Strengths in BofA’s Argument

  • Asymmetric leverage: Resource companies may be underappreciated in the AI narrative, so outsized upside is possible if demand accelerates.
  • Multiple routes to capture: You don’t need to pick a “next Nvidia” — you can pick copper mines, battery/metals, power producers, or infrastructure plays.
  • Lower correlation to tech volatility: Resources may cushion the portfolio when tech is overheated or reprices.
  • Structural tailwinds: Many of these trends (electrification, grid expansion, renewable power) are already secular themes — AI adds a layering effect on top.

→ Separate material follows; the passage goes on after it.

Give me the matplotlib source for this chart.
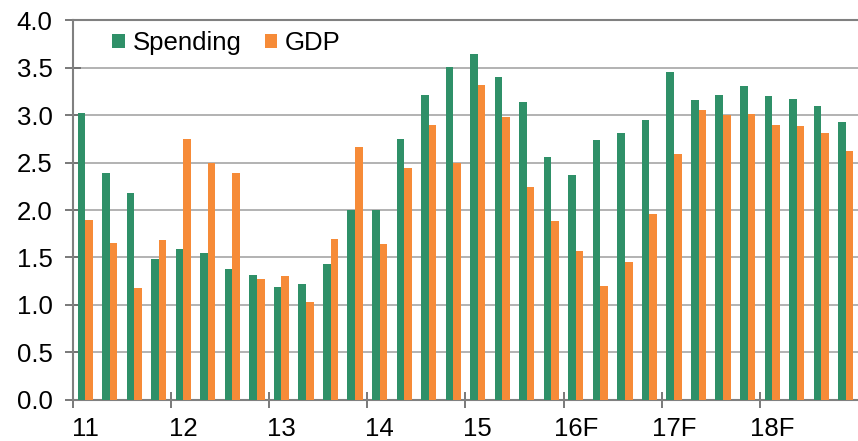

Challenges & Risks to Watch

  • Commodity cyclicality & volatility: Metals and raw materials are notoriously volatile; oversupply, capex cycles, or demand downturns can reverse positions quickly.
  • Execution & margin compression: Mining or resource firms often grapple with high capital costs, regulatory risk, jurisdiction risk, and operational hurdles. Gains from higher demand could be eaten by cost inflation.
  • Timing and lead times: Even if demand accelerates, scaling mines, developing new projects, expanding capacity takes years. The supply response may lag badly.
  • Policy / ESG / permitting risk: Many resource projects face environmental, regulatory, social opposition. That can delay or block development.
  • “All in the price” risk: If market participants catch on early, some of this may already be reflected in commodity / mining valuations, leaving less juicy upside.

Where & How to Position

If I were reallocating or setting up tactical exposure based on BofA’s thesis, here’s how I’d think about it:

Areas I’d Favor

  • Copper / base metal miners — especially those with low production cost, strong balance sheets, and exposure to premium copper grades.
  • Critical minerals / battery metal plays — nickel, cobalt, rare earths, lithium — these have overlap with AI / electric / data infrastructure tailwinds.
  • Energy / power infrastructure — power generation, transmission, grid expansion, especially in regions where data center construction is booming.
  • Mining infrastructure / capital goods providers — companies that build the equipment, processing facilities, smelters, concentrators that resource firms need to scale.
  • Integrated resource + tech hybrids — firms that combine resource assets with technology, such as AI in mining operations, predictive maintenance, or smart resource production.

Tactical Ideas & Hedges

  • Pairs trades: Long resource names vs short or hedge in overextended pure tech stocks to balance risk.
  • ETF / basket plays: Use resource / mining sector ETFs as a base and layer in individual names.
  • Option-based exposure: Use call options to capture upside while limiting downside from commodity volatility.
  • Staggered entries: Since resource names move in waves, ladder entries over time to avoid “buy the top” risk.